Cheap, superefficient LED Lights On The Horizon  

Posted by Big Gav in ,

Fast Company and New Scientist have reports predicting that cheap GaN based LED lights may soon make both ncandescent and compact fluorescent light globes obsolete - Better, Cheaper LEDs Ringing Death Knell of Fluorescent Bulbs.

LED lighting has long been viewed as a superior alternative to compact flourescent bulbs. Although flourescents are more electrically efficient than old-fashioned incandescent bulbs, producing them requires a complex procedure that uses a little mercury--a big environmental and health no-no. Indeed many are questioning whether CFLs are actually an environmentally-friendly choice at all.

So why aren't we using LEDs in our homes already? The problem is that CFLs are still cheaper to manufacture than LEDs. But now scientists at Cambridge University haved invented a process that promises to make the lighting technology even more energy efficient and cheaper to produce.

The new manufacturing process is identical to commercially-used systems for making other chips, which is why the cost is phenomenally low. In fact a 15cm wafer will cost around $15, and can fit in 150,000 GaN LEDs: making the core component of the device (before it gets wrapped in the familiar plastic bubble, and given conducting connections) a mere $0.0001.
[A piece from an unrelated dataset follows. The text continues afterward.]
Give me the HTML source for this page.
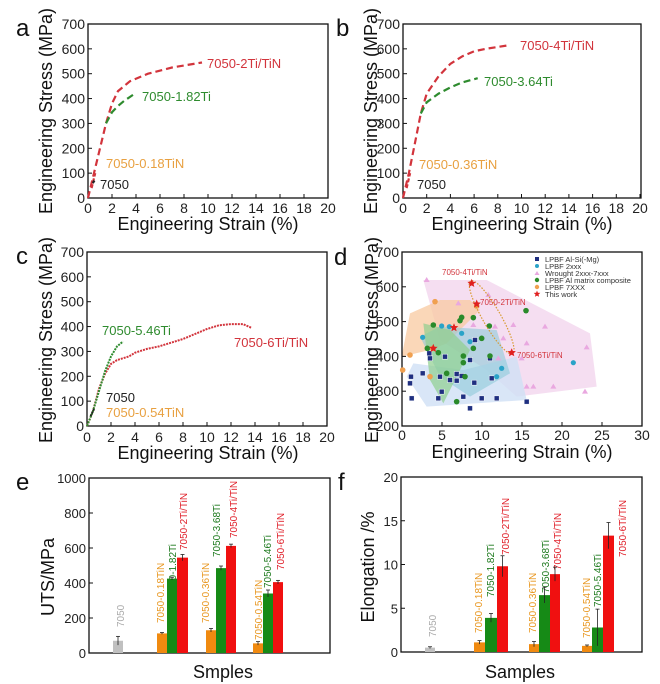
<!DOCTYPE html>
<html><head><meta charset="utf-8"><style>
html,body{margin:0;padding:0;background:#fff;}
svg{display:block;font-family:"Liberation Sans",Arial,sans-serif;}
</style></head><body>
<svg id="s" width="660" height="684" viewBox="0 0 660 684" xmlns="http://www.w3.org/2000/svg">
<rect width="660" height="684" fill="#fff"/>
<g id="bg"></g>
<!-- panel letters -->
<g font-size="24" fill="#111">
<text x="16" y="36">a</text><text x="336" y="36">b</text>
<text x="16" y="264">c</text><text x="334" y="265">d</text>
<text x="16" y="490">e</text><text x="338" y="490">f</text>
</g>
<!-- axis titles -->
<g font-size="18" fill="#111" text-anchor="middle">
<text transform="translate(52,111) rotate(-90)">Engineering Stress (MPa)</text>
<text transform="translate(377,111) rotate(-90)">Engineering Stress (MPa)</text>
<text transform="translate(52,340) rotate(-90)">Engineering Stress (MPa)</text>
<text transform="translate(378,340) rotate(-90)">Engineering Stress (MPa)</text>
<text x="208" y="230">Engineering Strain (%)</text>
<text x="522" y="230">Engineering Strain (%)</text>
<text x="208" y="459">Engineering Strain (%)</text>
<text x="522" y="458">Engineering Strain (%)</text>
<text transform="translate(54,577) rotate(-90)">UTS/MPa</text>
<text transform="translate(374,567) rotate(-90)">Elongation /%</text>
<text x="223" y="678">Smples</text>
<text x="520" y="678">Samples</text>
</g>
<!-- curve labels -->
<g font-size="13">
<text x="207" y="68" fill="#d2343c">7050-2Ti/TiN</text>
<text x="142" y="101" fill="#2e8b2e">7050-1.82Ti</text>
<text x="106" y="168" fill="#e8a040">7050-0.18TiN</text>
<text x="100" y="189" fill="#222">7050</text>
<text x="520" y="50" fill="#d2343c">7050-4Ti/TiN</text>
<text x="484" y="86" fill="#2e8b2e">7050-3.64Ti</text>
<text x="419" y="169" fill="#e8a040">7050-0.36TiN</text>
<text x="417" y="189" fill="#222">7050</text>
<text x="102" y="335" fill="#2e8b2e">7050-5.46Ti</text>
<text x="234" y="347" fill="#d2343c">7050-6Ti/TiN</text>
<text x="106" y="402" fill="#222">7050</text>
<text x="106" y="417" fill="#e8a040">7050-0.54TiN</text>
</g>
<g font-size="8" fill="#d2343c">
<text x="442" y="275">7050-4Ti/TiN</text>
<text x="480" y="305">7050-2Ti/TiN</text>
<text x="517" y="358">7050-6Ti/TiN</text>
</g>
<g font-size="7.5" fill="#333">
<text x="545" y="262">LPBF Al-Si(-Mg)</text>
<text x="545" y="269">LPBF 2xxx</text>
<text x="545" y="276">Wrought 2xxx-7xxx</text>
<text x="545" y="283">LPBF Al matrix composite</text>
<text x="545" y="290">LPBF 7XXX</text>
<text x="545" y="297">This work</text>
</g>
<!-- bar labels -->
<g font-size="10">
<text transform="translate(124,627) rotate(-90)" fill="#aaa">7050</text>
<text transform="translate(164,623) rotate(-90)" fill="#e8961e">7050-0.18TiN</text>
<text transform="translate(176,597) rotate(-90)" fill="#1e7a1e">7050-1.82Ti</text>
<text transform="translate(187,550) rotate(-90)" fill="#e0202a">7050-2Ti/TiN</text>
<text transform="translate(209,623) rotate(-90)" fill="#e8961e">7050-0.36TiN</text>
<text transform="translate(220,557) rotate(-90)" fill="#1e7a1e">7050-3.68Ti</text>
<text transform="translate(237,538) rotate(-90)" fill="#e0202a">7050-4Ti/TiN</text>
<text transform="translate(262,640) rotate(-90)" fill="#e8961e">7050-0.54TiN</text>
<text transform="translate(271,588) rotate(-90)" fill="#1e7a1e">7050-5.46Ti</text>
<text transform="translate(284,570) rotate(-90)" fill="#e0202a">7050-6Ti/TiN</text>
<text transform="translate(436,637) rotate(-90)" fill="#aaa">7050</text>
<text transform="translate(482,633) rotate(-90)" fill="#e8961e">7050-0.18TiN</text>
<text transform="translate(494,597) rotate(-90)" fill="#1e7a1e">7050-1.82Ti</text>
<text transform="translate(509,555) rotate(-90)" fill="#e0202a">7050-2Ti/TiN</text>
<text transform="translate(536,633) rotate(-90)" fill="#e8961e">7050-0.36TiN</text>
<text transform="translate(549,593) rotate(-90)" fill="#1e7a1e">7050-3.68Ti</text>
<text transform="translate(561,570) rotate(-90)" fill="#e0202a">7050-4Ti/TiN</text>
<text transform="translate(590,638) rotate(-90)" fill="#e8961e">7050-0.54TiN</text>
<text transform="translate(601,607) rotate(-90)" fill="#1e7a1e">7050-5.46Ti</text>
<text transform="translate(626,557) rotate(-90)" fill="#e0202a">7050-6Ti/TiN</text>
</g>
<g id="fg"></g>
</svg>
<script>
var NS="http://www.w3.org/2000/svg";
var bg=document.getElementById('bg'),fg=document.getElementById('fg');
function el(p,t,a,txt){var e=document.createElementNS(NS,t);for(var k in a)e.setAttribute(k,a[k]);if(txt!==undefined)e.textContent=txt;p.appendChild(e);return e;}
// axes helper
function axes(L,T,R,B,xt,yt){
 el(fg,'rect',{x:L,y:T,width:R-L,height:B-T,fill:'none',stroke:'#111','stroke-width':1.3});
 xt.forEach(function(t){el(fg,'line',{x1:t[0],x2:t[0],y1:B,y2:B-4,stroke:'#111'});
  el(fg,'text',{x:t[0],y:t[2],'font-size':t[3]||14,'text-anchor':'middle',fill:'#222'},t[1]);});
 yt.forEach(function(t){el(fg,'line',{x1:L,x2:L+4,y1:t[0],y2:t[0],stroke:'#111'});
  el(fg,'text',{x:L-3,y:t[0]+5,'font-size':t[2]||14,'text-anchor':'end',fill:'#222'},t[1]);});
}
function xs(x0,dx,n,step,base){var r=[];for(var k=0;k<=n;k++)r.push([x0+dx*k,String(k*step),base]);return r;}
function ys(y0,dy,n,step,off,fs){var r=[];for(var k=0;k<=n;k++)r.push([y0-dy*k,String(off+k*step),fs]);return r;}
// panel a,b,c stress-strain
axes(88,24,328,198,xs(88,24,10,2,213),ys(198,24.86,7,100,0));
axes(403,24,641,198,xs(403,23.7,10,2,213),ys(198,24.86,7,100,0));
axes(87,252,327,426,xs(87,24,10,2,442),ys(426,24.86,7,100,0));
function curve(X0,Y0,sx,pts,col,dash,w){var s=pts.map(function(p){return (X0+sx*p[0]).toFixed(1)+','+(Y0-0.2486*p[1]).toFixed(1)}).join(' ');
 el(fg,'polyline',{points:s,fill:'none',stroke:col,'stroke-width':w||2.2,'stroke-dasharray':dash});}
curve(88,198,12,[[0,0],[0.5,100],[1,200],[1.5,300],[2,380],[2.5,430],[3.5,470],[5,500],[7,525],[9.5,545]],'#d2343c','7,4');
curve(88,198,12,[[1.5,300],[2,345],[2.5,370],[3,390],[3.9,420]],'#2e8b2e','7,4');
curve(88,198,12,[[0.3,40],[0.6,100]],'#d2343c','4,2');
curve(88,198,12,[[0.4,60],[0.6,75]],'#222','3,2');
curve(403,198,11.85,[[0,0],[0.5,100],[1,220],[1.5,340],[2,420],[3,490],[4,540],[5,570],[6,590],[7,600],[9,615]],'#d2343c','7,4');
curve(403,198,11.85,[[1.5,340],[2,385],[3,420],[4,445],[5,465],[6.3,482]],'#2e8b2e','7,4');
curve(403,198,11.85,[[0.3,40],[0.6,100]],'#d2343c','4,2');
curve(87,426,12,[[0,0],[0.5,60],[1,150],[1.5,210],[2,250],[2.5,265],[3.5,280],[4,295],[5,310],[6,320],[7,335],[8,350],[9,370],[10,390],[11,405],[12,410],[13,410],[13.7,395]],'#d2343c','2,1',2);
curve(87,426,12,[[0,0],[0.5,60],[1,140],[1.5,220],[2,280],[2.5,320],[3,340]],'#2e8b2e','2,1',2);
curve(87,426,12,[[0.3,40],[0.6,70]],'#222','2,1',2);
// panel d
function Z(zx,zy){return [330+zx/3,230+zy/3];}
function poly(arr,col,op){el(bg,'polygon',{points:arr.map(function(p){var q=Z(p[0],p[1]);return q[0]+','+q[1]}).join(' '),fill:col,opacity:op});}
poly([[280,150],[470,150],[780,310],[800,470],[560,500],[470,420],[330,330]],'#f3d6ee',0.8);
poly([[230,440],[250,400],[400,420],[560,380],[590,510],[290,530]],'#cfe0f5',0.8);
poly([[215,380],[240,250],[330,210],[420,210],[450,240],[350,340],[300,360]],'#f8c9a0',0.75);
poly([[270,320],[330,290],[500,300],[540,430],[420,500],[330,440]],'#8ec9d8',0.6);
poly([[280,280],[360,300],[420,360],[340,520],[300,450]],'#8fce8f',0.7);
axes(402,252,642,426,xs(402,40,6,5,440),ys(426,34.8,5,100,200));
function mk(list,f){list.forEach(function(p){var q=Z(p[0],p[1]);f(q[0],q[1]);});}
mk([[243,440],[245,505],[240,460],[278,430],[300,385],[298,370],[330,440],[325,505],[335,485],[345,380],[380,432],[380,452],[395,438],[400,500],[420,390],[420,535],[435,330],[433,458],[455,505],[480,385],[485,445],[500,505],[590,515],[360,450]],function(x,y){el(fg,'rect',{x:x-2.5,y:y-2.5,width:5,height:5,fill:'#1f2f80',stroke:'#fff','stroke-width':0.5});});
mk([[278,322],[335,288],[358,290],[395,310],[500,440],[515,415],[730,398],[420,335]],function(x,y){el(fg,'circle',{cx:x,cy:y,r:2.6,fill:'#2aa3c8'});});
mk([[290,150],[385,220],[475,195],[430,285],[495,290],[550,285],[590,340],[575,385],[610,470],[670,470],[765,485],[645,290],[770,352],[505,385],[590,470],[520,325]],function(x,y){el(fg,'path',{d:'M'+x+','+(y-3)+'l3,5h-6z',fill:'#e9a8e0'});});
mk([[310,285],[292,355],[325,368],[390,272],[395,262],[430,263],[478,288],[455,325],[480,378],[430,355],[400,378],[405,440],[380,515],[588,242],[350,430],[400,398]],function(x,y){el(fg,'circle',{cx:x,cy:y,r:2.8,fill:'#2a8a2a'});});
mk([[315,215],[240,375],[218,420],[308,355],[440,228],[300,440]],function(x,y){el(fg,'circle',{cx:x,cy:y,r:2.8,fill:'#f0a050'});});
var q1=Z(485,262);el(fg,'ellipse',{cx:q1[0],cy:q1[1],rx:42,ry:9,transform:'rotate(60 '+q1[0]+' '+q1[1]+')',fill:'none',stroke:'#d89a30','stroke-dasharray':'1.5,1.5','stroke-width':1.2});
function star(x,y,r,c){var s='';for(var i=0;i<10;i++){var a=-Math.PI/2+i*Math.PI/5,rr=i%2?r*0.45:r;s+=(x+rr*Math.cos(a)).toFixed(1)+','+(y+rr*Math.sin(a)).toFixed(1)+' ';}el(fg,'polygon',{points:s,fill:c});}
mk([[425,160],[440,222],[545,368],[372,293],[310,355]],function(x,y){star(x,y,4.5,'#e02020');});
// legend markers
el(fg,'rect',{x:535,y:257,width:4,height:4,fill:'#1f2f80'});
el(fg,'circle',{cx:537,cy:266,r:2,fill:'#2aa3c8'});
el(fg,'path',{d:'M537,271l2.5,4h-5z',fill:'#e9a8e0'});
el(fg,'circle',{cx:537,cy:280,r:2.2,fill:'#2a8a2a'});
el(fg,'circle',{cx:537,cy:287,r:2.2,fill:'#f0a050'});
star(537,294,3.5,'#e02020');
// panel e
axes(89,478,330,653,[],ys(653,35,5,200,0,13));
axes(401,477,642,652,[],ys(652,43.75,4,5,0,13));
function bar(x1,x2,Y0,sc,v,e,c){var y=Y0-v*sc;el(fg,'rect',{x:x1,y:y,width:x2-x1,height:Y0-y,fill:c});
 el(fg,'line',{x1:(x1+x2)/2,x2:(x1+x2)/2,y1:y-e*sc,y2:y+e*sc,stroke:'#222','stroke-width':0.8});
 el(fg,'line',{x1:(x1+x2)/2-2,x2:(x1+x2)/2+2,y1:y-e*sc,y2:y-e*sc,stroke:'#222','stroke-width':0.8});}
var O='#f08a10',G='#168a16',R='#f01010',Gy='#c0c0c0';
var sE=0.175;
bar(113,123,653,sE,70,25,Gy);
bar(157,167,653,sE,112,5,O);bar(167,177,653,sE,425,8,G);bar(177,188,653,sE,545,18,R);
bar(206,216,653,sE,130,10,O);bar(216,226,653,sE,485,12,G);bar(226,236,653,sE,612,10,R);
bar(253,263,653,sE,55,10,O);bar(263,273,653,sE,340,20,G);bar(273,283,653,sE,405,10,R);
var sF=8.75;
bar(425,435,652,sF,0.5,0.1,Gy);
bar(474,485,652,sF,1.1,0.2,O);bar(485,497,652,sF,3.9,0.5,G);bar(497,508,652,sF,9.8,1.2,R);
bar(529,539,652,sF,0.9,0.3,O);bar(539,550,652,sF,6.5,0.9,G);bar(550,560,652,sF,8.9,0.8,R);
bar(582,592,652,sF,0.7,0.1,O);bar(592,603,652,sF,2.8,2.1,G);bar(603,614,652,sF,13.3,1.5,R);
</script>
</body></html>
LEDs are little slices of layered semiconductor, carefully arranged so that electrical current flowing through them excites the material into producing light. They work instantly, requiring no warm-up, they're small, easy to manufacture, and are very efficient at turning electrical power into light without generating waste heat.

Current gallium nitride (GaN) LEDs are limited however by the complexity and cost of manufacturing them. Unlike other semiconductor devices, they can't be fabricated on silicon--after being deposited in layers the GaN physically contracts twice as fast at the silicon base, leading to deformed and cracked devices that won't work. Current solutions to this problem involve growing GaN LEDs on saphhire, which has the same rate of shrinkage after the 1000ÂșC manufacturing process. But, of course, including sapphire in the devices pushes their cost much higher.

The Cambridge team worked out that by incorporating thin layers of another material--aluminum gallium nitride--into the structure of GaN LEDs, the resulting devices can tolerate the shrinkage and still work as light sources. ...

LEDs are easier to make [than CFLs], potentially more electrically efficient, smaller--and thus more design-customizable--and last up to 10 times longer than CFLs. The new invention means we'll see them lighting our homes and offices before you know it. Doing so will apparently drop the amount of electrical energy needed nationally for lighting from 20% to 5%.